I read some other trans girl blogs. Most are out of date. I read Trans Girl Diaries. I don’t laugh, but am fascinated, terrified. I search for queer blogs and am overwhelmed by a universe of noise. All-in-all, I am struck with the sense that my life will not become better. Things may not get worse, but they will not get better. This is not entirely a result of reading about SRS and HRT and contemplating a life of isolation – the fact that my life will be nothing like the movies.
My GF is having reservations about my girl-ness, serious ones. I check my phone, is it Wednesday already? I can’t believe it.
I sit awkwardly at work and write this. I don’t know why. My mind is restless. My schedule is full. I need to perform experiments and make phone calls and fix machinery. My coworker acquaintance from another building keeps asking questions about how stuff works on this floor. I try my best to act naturally (yes I know, I shaved this morning and I have girl lips… and girl hair. Please stop looking at me I’m trying to write about it) but I’m sure I give myself away somehow.
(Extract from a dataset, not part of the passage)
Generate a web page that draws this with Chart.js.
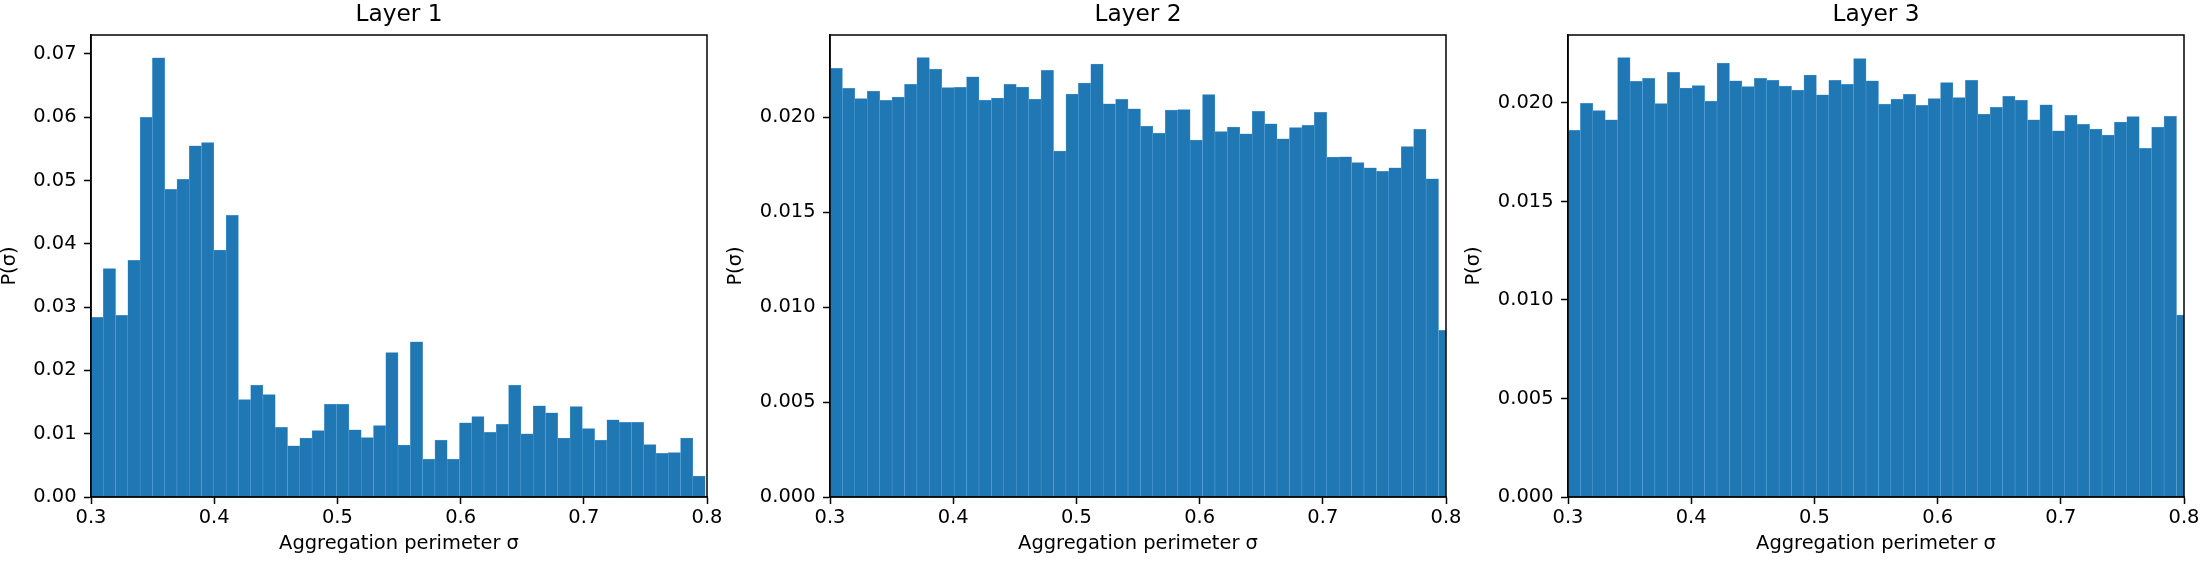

And I’m pretty sure my GF wants a real man. She said so. I know I’m a girl but I still take offense. I’m not a ‘real’ girl and if I’m not a ‘real’ man then I’m not a ‘real’ anything. Technically, someone in my position can use the pronoun ‘they’ as in epicene they. Instead of, “she went to the store” you can say, “they went to the store” if the person’s gender is unknown.
I feel nauseous. I am not they – I looked this up some time ago and cried myself to sleep. Yes, I’m pathetic and TMI all around, but I don’t give a fuck.
This is today’s lesson in grammar that no one uses. You also shouldn’t use semicolons.